In the United States, you have to be at least 18 to open a bank or brokerage account. Fortunately, many institutions offer accounts to help young investors break into the financial world without taking too many risks.
Checking accounts aren’t exactly “investments,” to be fair. But earning income and learning to responsibly handle a debit card is a great introduction to personal finance. (And if watching your account balance rise doesn’t inspire fiscal responsibility, paying your first overdraft fee just might.)
Savings accounts help prepare youth for investing without the stress of researching asset classes and diversification and taxes. All you need to start saving money is a few bucks and a little time to earn interest. And because savings accounts generally come with stricter withdrawal rules, it’s harder to spend your cash.

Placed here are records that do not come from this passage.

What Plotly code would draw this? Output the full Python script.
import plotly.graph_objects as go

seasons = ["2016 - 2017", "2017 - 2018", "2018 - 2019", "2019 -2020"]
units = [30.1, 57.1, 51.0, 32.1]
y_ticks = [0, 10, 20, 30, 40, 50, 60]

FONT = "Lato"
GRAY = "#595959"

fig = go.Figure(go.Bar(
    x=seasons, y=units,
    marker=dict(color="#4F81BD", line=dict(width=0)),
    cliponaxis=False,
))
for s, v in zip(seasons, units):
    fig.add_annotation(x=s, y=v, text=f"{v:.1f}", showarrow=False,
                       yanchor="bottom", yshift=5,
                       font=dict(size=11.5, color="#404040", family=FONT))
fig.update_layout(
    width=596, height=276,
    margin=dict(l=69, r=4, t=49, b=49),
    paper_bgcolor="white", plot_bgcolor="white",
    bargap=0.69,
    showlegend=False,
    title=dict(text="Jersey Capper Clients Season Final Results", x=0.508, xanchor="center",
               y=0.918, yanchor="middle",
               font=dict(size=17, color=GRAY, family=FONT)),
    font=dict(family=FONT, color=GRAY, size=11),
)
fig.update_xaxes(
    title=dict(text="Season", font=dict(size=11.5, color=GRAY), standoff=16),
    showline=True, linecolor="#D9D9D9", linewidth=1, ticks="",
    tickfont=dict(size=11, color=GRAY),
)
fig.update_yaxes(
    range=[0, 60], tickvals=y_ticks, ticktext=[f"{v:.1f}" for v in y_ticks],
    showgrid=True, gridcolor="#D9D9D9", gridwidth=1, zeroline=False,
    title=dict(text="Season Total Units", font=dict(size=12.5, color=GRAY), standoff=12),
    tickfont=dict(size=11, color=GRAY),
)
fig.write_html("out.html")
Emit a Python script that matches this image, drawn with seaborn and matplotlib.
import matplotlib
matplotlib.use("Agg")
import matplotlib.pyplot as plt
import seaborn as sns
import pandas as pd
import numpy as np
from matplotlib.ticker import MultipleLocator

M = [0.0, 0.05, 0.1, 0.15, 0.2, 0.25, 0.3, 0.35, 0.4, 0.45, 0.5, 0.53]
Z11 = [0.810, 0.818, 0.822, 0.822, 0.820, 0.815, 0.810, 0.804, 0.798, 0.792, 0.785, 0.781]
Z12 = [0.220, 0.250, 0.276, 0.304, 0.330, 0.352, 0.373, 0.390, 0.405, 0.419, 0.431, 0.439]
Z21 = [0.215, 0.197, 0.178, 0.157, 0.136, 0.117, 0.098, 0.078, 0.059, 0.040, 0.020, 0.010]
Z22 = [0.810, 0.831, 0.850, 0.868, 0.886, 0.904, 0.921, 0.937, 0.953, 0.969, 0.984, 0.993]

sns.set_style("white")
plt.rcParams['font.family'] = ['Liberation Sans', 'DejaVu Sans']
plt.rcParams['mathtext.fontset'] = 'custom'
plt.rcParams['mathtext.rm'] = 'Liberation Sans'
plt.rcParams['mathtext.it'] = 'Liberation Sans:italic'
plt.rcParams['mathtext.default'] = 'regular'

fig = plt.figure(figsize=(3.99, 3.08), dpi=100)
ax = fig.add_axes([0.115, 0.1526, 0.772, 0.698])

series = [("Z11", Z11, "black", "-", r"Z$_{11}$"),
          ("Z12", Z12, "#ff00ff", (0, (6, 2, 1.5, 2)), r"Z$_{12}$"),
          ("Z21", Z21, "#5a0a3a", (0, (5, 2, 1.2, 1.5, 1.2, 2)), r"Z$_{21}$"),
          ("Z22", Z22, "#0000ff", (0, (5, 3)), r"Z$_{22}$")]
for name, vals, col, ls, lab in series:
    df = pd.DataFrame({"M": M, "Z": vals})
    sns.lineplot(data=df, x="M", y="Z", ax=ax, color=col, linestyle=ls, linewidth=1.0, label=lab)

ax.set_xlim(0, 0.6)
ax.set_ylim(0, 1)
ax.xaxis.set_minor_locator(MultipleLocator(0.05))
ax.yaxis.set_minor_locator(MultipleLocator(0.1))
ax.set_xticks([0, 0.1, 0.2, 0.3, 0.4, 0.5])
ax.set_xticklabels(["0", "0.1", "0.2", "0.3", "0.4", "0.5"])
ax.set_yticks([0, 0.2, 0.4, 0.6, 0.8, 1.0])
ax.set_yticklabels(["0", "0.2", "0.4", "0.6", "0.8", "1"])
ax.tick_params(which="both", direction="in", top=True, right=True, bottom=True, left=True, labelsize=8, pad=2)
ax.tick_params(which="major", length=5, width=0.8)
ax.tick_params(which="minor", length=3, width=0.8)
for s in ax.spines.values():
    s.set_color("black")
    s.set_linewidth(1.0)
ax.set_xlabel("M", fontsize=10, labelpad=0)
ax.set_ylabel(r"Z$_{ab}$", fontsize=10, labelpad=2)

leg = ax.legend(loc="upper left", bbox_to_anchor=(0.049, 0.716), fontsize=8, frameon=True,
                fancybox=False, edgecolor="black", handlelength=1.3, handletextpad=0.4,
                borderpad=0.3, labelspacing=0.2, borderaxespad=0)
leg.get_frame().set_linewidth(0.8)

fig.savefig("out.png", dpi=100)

After you have a checking and savings account, it’s time to start investing. But if you’re under 18, you’ll have to learn through a custodial account.

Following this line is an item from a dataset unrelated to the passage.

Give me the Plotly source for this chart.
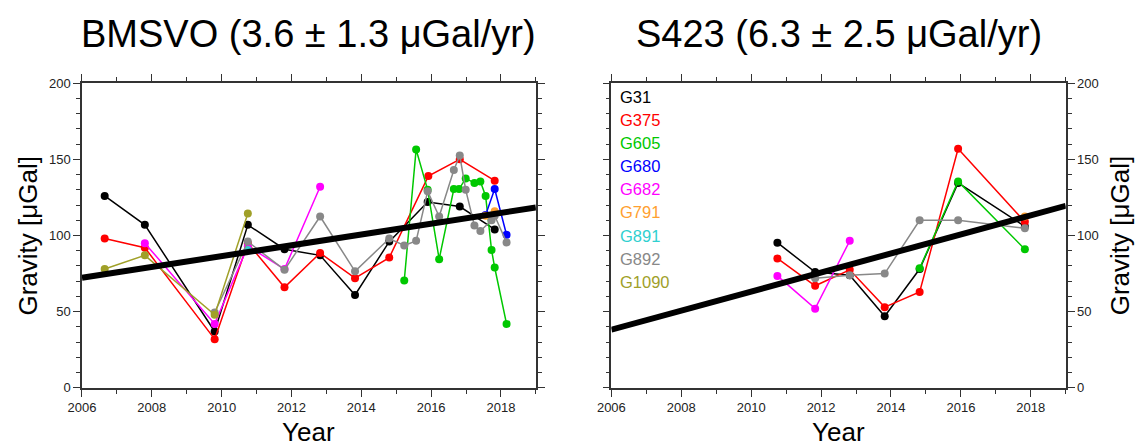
import plotly.graph_objects as go

# ---------------- data ----------------
station_names = ["G31", "G375", "G605", "G680", "G682", "G791", "G891", "G892", "G1090"]
station_colors = ["#000000", "#ff0000", "#00c800", "#0000ff", "#ff00ff",
                  "#ffa030", "#30d0d0", "#888888", "#a0a028"]

# BMSVO panel
bmsvo_years = {
    "G31":   [2006.65, 2007.8, 2009.8, 2010.75, 2011.8, 2012.82, 2013.82, 2014.8, 2015.9, 2016.82, 2017.82],
    "G375":  [2006.65, 2007.8, 2009.8, 2010.75, 2011.8, 2012.82, 2013.82, 2014.8, 2015.92, 2016.82, 2017.82],
    "G605":  [2015.23, 2015.57, 2015.9, 2016.23, 2016.65, 2016.8, 2016.99, 2017.24, 2017.41, 2017.56, 2017.73, 2017.82, 2018.16],
    "G680":  [2017.56, 2017.82, 2018.16],
    "G682":  [2007.8, 2009.8, 2010.75, 2011.8, 2012.82],
    "G791":  [2017.56, 2017.82],
    "G891":  [2010.75],
    "G892":  [2009.8, 2010.75, 2011.8, 2012.82, 2013.82, 2014.8, 2015.23, 2015.57, 2015.9, 2016.23,
              2016.65, 2016.82, 2016.99, 2017.24, 2017.41, 2017.73, 2017.82, 2018.16],
    "G1090": [2006.65, 2007.8, 2009.8, 2010.75],
}
bmsvo_values = {
    "G31":   [126, 107, 37, 107, 91, 87, 61, 96, 122, 119, 104],
    "G375":  [98, 92, 32, 95, 66, 88.5, 72, 85.5, 139, 150, 136],
    "G605":  [70.5, 156.5, 130, 84.5, 130.5, 130.5, 137.5, 134.5, 135.5, 126, 90.5, 79, 42],
    "G680":  [113.5, 130.5, 100.5],
    "G682":  [95, 42, 93, 78, 132],
    "G791":  [113, 116],
    "G891":  [90.5],
    "G892":  [49.5, 96, 77.5, 112.5, 76.5, 98, 93.5, 96.5, 129, 112.5, 143, 152.5, 130, 106.5, 103, 110, 113, 95.5],
    "G1090": [78, 87, 48, 114.5],
}

# S423 panel
s423_years = {
    "G31":  [2010.75, 2011.83, 2012.82, 2013.82, 2014.82, 2015.92, 2017.83],
    "G375": [2010.75, 2011.83, 2012.82, 2013.82, 2014.82, 2015.92, 2017.83],
    "G605": [2014.82, 2015.92, 2017.83],
    "G682": [2010.75, 2011.83, 2012.82],
    "G791": [2017.83],
    "G892": [2011.83, 2012.82, 2013.82, 2014.82, 2015.92, 2017.83],
}
s423_values = {
    "G31":  [95.3, 76, 74, 47, 78, 134.5, 106],
    "G375": [85, 67, 77.5, 53, 63, 157, 109],
    "G605": [78.5, 135.5, 91],
    "G682": [73.5, 52, 96.5],
    "G791": [112.5],
    "G892": [72, 74, 75, 110, 110, 104.7],
}

# fitted trend lines (end points)
trend_years = [2006, 2019]
bmsvo_trend = [72.3, 118.4]
s423_trend = [38.2, 119.5]

titles = ["BMSVO (3.6 \u00b1 1.3 \u03bcGal/yr)", "S423 (6.3 \u00b1 2.5 \u03bcGal/yr)"]
x_label = "Year"
y_label = "Gravity [\u03bcGal]"

# ---------------- figure ----------------
W, H = 1145, 445
FONT = "Liberation Sans, Helvetica, Arial, sans-serif"

# mapping of target-screen pixel positions to paper fractions
# (compensates the page offset/scale observed in the viewer)
OX, SX, OY, SY = 22.0, 0.988, 16.0, 0.964

def px(x):
    return ((x - OX) / SX) / W

def py(y):
    return 1 - ((y - OY) / SY) / H

fig = go.Figure()
color_of = dict(zip(station_names, station_colors))

def add_panel(years, values, trend, xa, ya):
    for name in station_names:
        if name not in years:
            continue
        fig.add_trace(go.Scatter(
            x=years[name], y=values[name], mode="lines+markers",
            line=dict(color=color_of[name], width=1.5),
            marker=dict(color=color_of[name], size=8),
            xaxis=xa, yaxis=ya, showlegend=False, name=name))
    fig.add_trace(go.Scatter(
        x=trend_years, y=trend, mode="lines",
        line=dict(color="black", width=6),
        xaxis=xa, yaxis=ya, showlegend=False, name="trend"))

add_panel(bmsvo_years, bmsvo_values, bmsvo_trend, "x", "y")
add_panel(s423_years, s423_values, s423_trend, "x2", "y2")

ax_common = dict(showgrid=False, zeroline=False, showline=True, linecolor="#333333",
                 linewidth=1.5, mirror="allticks", ticks="outside", ticklen=7,
                 tickwidth=1.2, tickcolor="#333333",
                 tickfont=dict(family=FONT, size=13, color="#222222"))

x0L, x1L = px(82), px(536)
x0R, x1R = px(611.5), px(1066)
yb, yt = py(388), py(84)

xcommon = dict(ax_common, range=[2006, 2019], tick0=2006, dtick=2,
               minor=dict(dtick=1, ticklen=4, ticks="outside", tickcolor="#333333", tickwidth=1))
ycommon = dict(ax_common, range=[0, 200], tick0=0, dtick=50,
               minor=dict(dtick=10, ticklen=4, ticks="outside", tickcolor="#333333", tickwidth=1))

fig.update_layout(
    width=W, height=H, margin=dict(l=0, r=0, t=0, b=0),
    paper_bgcolor="white", plot_bgcolor="white",
    xaxis=dict(xcommon, domain=[x0L, x1L], anchor="y"),
    yaxis=dict(ycommon, domain=[yb, yt], anchor="x", side="left"),
    xaxis2=dict(xcommon, domain=[x0R, x1R], anchor="y2"),
    yaxis2=dict(ycommon, domain=[yb, yt], anchor="x2", side="right"),
)

ann = []
for i, (x0, x1) in enumerate([(x0L, x1L), (x0R, x1R)]):
    ann.append(dict(text=titles[i], x=(x0 + x1) / 2, y=py(35), xref="paper", yref="paper",
                    showarrow=False, font=dict(family=FONT, size=38, color="black"),
                    xanchor="center", yanchor="middle"))
    ann.append(dict(text=x_label, x=(x0 + x1) / 2, y=py(432), xref="paper", yref="paper",
                    showarrow=False, font=dict(family=FONT, size=26, color="black"),
                    xanchor="center", yanchor="middle"))
for xp in (28, 1120):
    ann.append(dict(text=y_label, x=px(xp), y=py(236), xref="paper", yref="paper", textangle=-90,
                    showarrow=False, font=dict(family=FONT, size=26, color="black"),
                    xanchor="center", yanchor="middle"))
for i, (name, col) in enumerate(zip(station_names, station_colors)):
    ann.append(dict(text=name, x=px(618), y=py(98 + 23 * i), xref="paper", yref="paper",
                    showarrow=False, font=dict(family=FONT, size=16.5, color=col),
                    xanchor="left", yanchor="middle"))
fig.update_layout(annotations=ann)

fig.write_html("out.html")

If you want to learn how to invest young, IRAs provide an excellent jumping-off place. Many IRAs limit your opportunities to a specific set of strategies or low-cost index funds and ETFs. While not nearly as exciting as stock trading, you won’t have to fuss with a bunch of research or diversify your own investments.
To get started, a parent or guardian will have to open a custodial IRA for you. You’ll also need to have at least one tax return under your own name, as you must have earned (read: taxable) income to contribute to an IRA.

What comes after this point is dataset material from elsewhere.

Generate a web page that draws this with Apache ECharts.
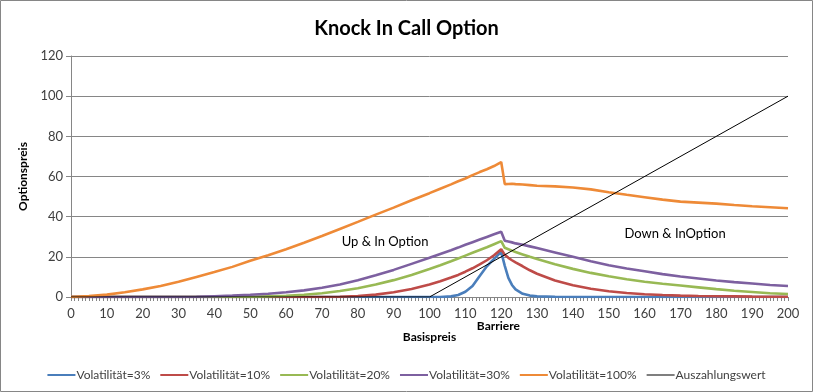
<!DOCTYPE html>
<html><head><meta charset="utf-8">
<script src="https://cdn.jsdelivr.net/npm/echarts@6/dist/echarts.min.js"></script>
<style>html,body{margin:0;padding:0;background:#fff}#c{width:813px;height:392px}</style>
</head><body><div id="c"></div>
<script>
// Basispreis sample positions
const xs = [0,5,10,15,20,25,30,35,40,45,50,55,60,65,70,75,80,85,90,95,100,
  103,106,108,110,112,114,116,118,120,
  121,122,123,124,126,128,130,
  135,140,145,150,155,160,165,170,175,180,185,190,195,200];
const vol3 = [0,0,0,0,0,0,0,0,0,0,0,0,0,0,0,0,0,0,0,0,0,
  0,0.3,1,2.6,5.5,10.5,15.3,19,22.5,
  15.5,9.5,6,3.8,1.6,0.7,0.3,
  0.1,0,0,0,0,0,0,0,0,0,0,0,0,0];
const vol10 = [0,0,0,0,0,0,0,0,0,0,0,0,0,0,0,0.15,0.5,1.2,2.4,4,6.2,
  7.8,9.7,11,12.6,14.3,16.2,18.3,20.8,23.8,
  21,19.5,18.3,17.2,15.3,13.3,11.6,
  8.2,5.9,4.1,2.9,2,1.4,1,0.7,0.5,0.4,0.3,0.2,0.15,0.1];
const vol20 = [0,0,0,0,0,0,0,0,0,0,0,0.3,0.6,1.1,1.9,3,4.4,6.2,8.4,11,13.9,
  15.8,17.8,19.2,20.6,22,23.4,24.8,26.3,27.8,
  24.5,23.8,23.1,22.4,21.2,20,18.9,
  16.3,14,12,10.3,8.8,7.6,6.6,5.7,4.8,3.9,3.1,2.5,1.9,1.5];
const vol30 = [0,0,0,0,0,0,0,0.1,0.4,0.7,1.1,1.6,2.4,3.3,4.6,6.2,8.3,10.8,13.5,16.5,19.5,
  21.4,23.3,24.6,26,27.3,28.6,29.9,31.2,32.5,
  28,27.6,27.2,26.7,26,25.2,24.4,
  22.2,20,17.8,15.8,14.2,12.8,11.4,10.2,9.2,8.2,7.4,6.7,6,5.5];
const vol100 = [0,0.5,1.2,2.4,3.8,5.5,7.6,10,12.4,15,18,20.8,23.8,27,30.4,33.9,37.4,41,44.5,48.2,51.7,
  53.9,56.1,57.6,59,60.7,62.2,63.6,65.2,67.2,
  56.2,56.3,56.4,56.2,56,55.7,55.4,
  55.1,54.5,53.6,52.2,50.9,49.7,48.5,47.5,47,46.5,45.8,45.2,44.7,44.2];
const payoffX = [0,100,200];
const payoffY = [0,0,100];
const seriesNames = ['Volatilität=3%','Volatilität=10%','Volatilität=20%','Volatilität=30%','Volatilität=100%','Auszahlungswert'];
const seriesColors = ['#4A7EBB','#BE4B48','#98B954','#7D60A0','#EE8A37','#000000'];
const annotations = [
  {text:'Up & In Option', x:87.6, y:27.4},
  {text:'Down & InOption', x:168.5, y:31.4}
];
const barrier = 119.2;

const font = 'Lato, "Open Sans", sans-serif';
const volData = [vol3, vol10, vol20, vol30, vol100];
const series = volData.map((v,i)=>({
  name: seriesNames[i], type:'line', symbol:'none', smooth:false,
  data: xs.map((x,j)=>[x, v[j]]),
  lineStyle:{width:2.6, color:seriesColors[i]}, itemStyle:{color:seriesColors[i]},
  z: 2+i
}));
series.push({
  name: seriesNames[5], type:'line', symbol:'none',
  data: payoffX.map((x,j)=>[x, payoffY[j]]),
  lineStyle:{width:1, color:'#000'}, itemStyle:{color:'#000'}, z:10
});

// legend icons: plain horizontal strokes (thick for volatilities, thin for payoff)
const thick = 'path://M0,0h28v0.05H0z M0,0.6h28v1.8H0z M0,2.95h28v0.05H0z';
const thin = 'path://M0,0h28v0.05H0z M0,1.1h28v0.9H0z M0,2.95h28v0.05H0z';
const legendData = seriesNames.map((n,i)=>({name:n, icon: i<5 ? thick : thin,
  itemStyle:{color:seriesColors[i]}}));

const chart = echarts.init(document.getElementById('c'), null, {renderer:'canvas'});
chart.setOption({
  animation:false,
  textStyle:{fontFamily:font},
  title:{text:'Knock In Call Option', left:'center', top:14,
    textStyle:{fontFamily:font, fontSize:20, fontWeight:'bold', color:'#000'}},
  grid:{left:71, right:25, top:56, bottom:95, containLabel:false},
  legend:{bottom:6, left:'center', itemWidth:28, itemHeight:3, itemGap:10,
    data: legendData,
    textStyle:{fontFamily:font, fontSize:12, color:'#404040', padding:[0,0,0,-4]}},
  xAxis:{type:'value', min:0, max:200, interval:10,
    axisLine:{lineStyle:{color:'#868686', width:1}},
    axisTick:{show:true, length:4, lineStyle:{color:'#868686'}},
    minorTick:{show:true, splitNumber:10, length:4, lineStyle:{color:'#868686'}},
    splitLine:{show:false},
    axisLabel:{color:'#404040', fontSize:13, margin:10, fontFamily:font},
    name:'Basispreis', nameLocation:'middle', nameGap:34,
    nameTextStyle:{fontFamily:font, fontSize:12, fontWeight:'bold', color:'#000'}},
  yAxis:{type:'value', min:0, max:120, interval:20,
    axisLine:{show:true, lineStyle:{color:'#868686', width:1}},
    axisTick:{show:true, length:5, lineStyle:{color:'#868686'}},
    splitLine:{show:true, lineStyle:{color:'#868686', width:1}},
    axisLabel:{color:'#404040', fontSize:13, margin:8, fontFamily:font},
    name:'Optionspreis', nameLocation:'middle', nameGap:38,
    nameTextStyle:{fontFamily:font, fontSize:12, fontWeight:'bold', color:'#000'}},
  series: series
});

const gfx = [{type:'rect', shape:{x:0.5,y:0.5,width:812,height:391}, style:{fill:null, stroke:'#868686', lineWidth:1}, silent:true}];
annotations.forEach(a=>{
  const p = chart.convertToPixel({gridIndex:0}, [a.x, a.y]);
  gfx.push({type:'text', x:p[0], y:p[1], style:{text:a.text, fontFamily:font, fontSize:13, fill:'#000', align:'center', verticalAlign:'middle'}, z:20});
});
const bp = chart.convertToPixel({gridIndex:0}, [barrier, 0]);
gfx.push({type:'text', x:bp[0], y:bp[1]+29, style:{text:'Barriere', fontFamily:font, fontSize:12, fontWeight:'bold', fill:'#000', align:'center', verticalAlign:'middle'}, z:20});
chart.setOption({graphic: gfx});
</script></body></html>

You can choose between traditional and Roth IRAs, which have a few important differences regarding contributions and withdrawals. Whatever your decision, your parent or guardian will maintain control of your contributions, investments, and distributions until you reach your state’s age of majority. Then, you can transfer your assets to your own name.
As stated above, you have to be at least 18 to open a brokerage account in the U.S. But some firms offer custodial taxable brokerage accounts under the Uniform Gift to Minors (UGMA) or Uniform Transfer to Minors (UTMA) Acts.
UGMA and UTMA accounts let parents, guardians, and other adults make tax-advantaged gifts to minors. They also provide a way for parents to open brokerage accounts for young investors.
With custodial brokerage accounts, parents can monitor contributions, trades, and transactions. Meanwhile, teenagers can enjoy the freedom to make their own investment mistakes, practice trading stocks, and learn to diversify their portfolios. Then, when the minor reaches the age of majority, the account will pass into their name.
Investing as a teenager gives you a chance to navigate the markets in a safe environment. You’ll learn how to manage money, grow confident in your decision-making skills, and, very importantly, benefit from time and compound interest. But as a minor, you’ll need a guardian or custodian to set up your accounts.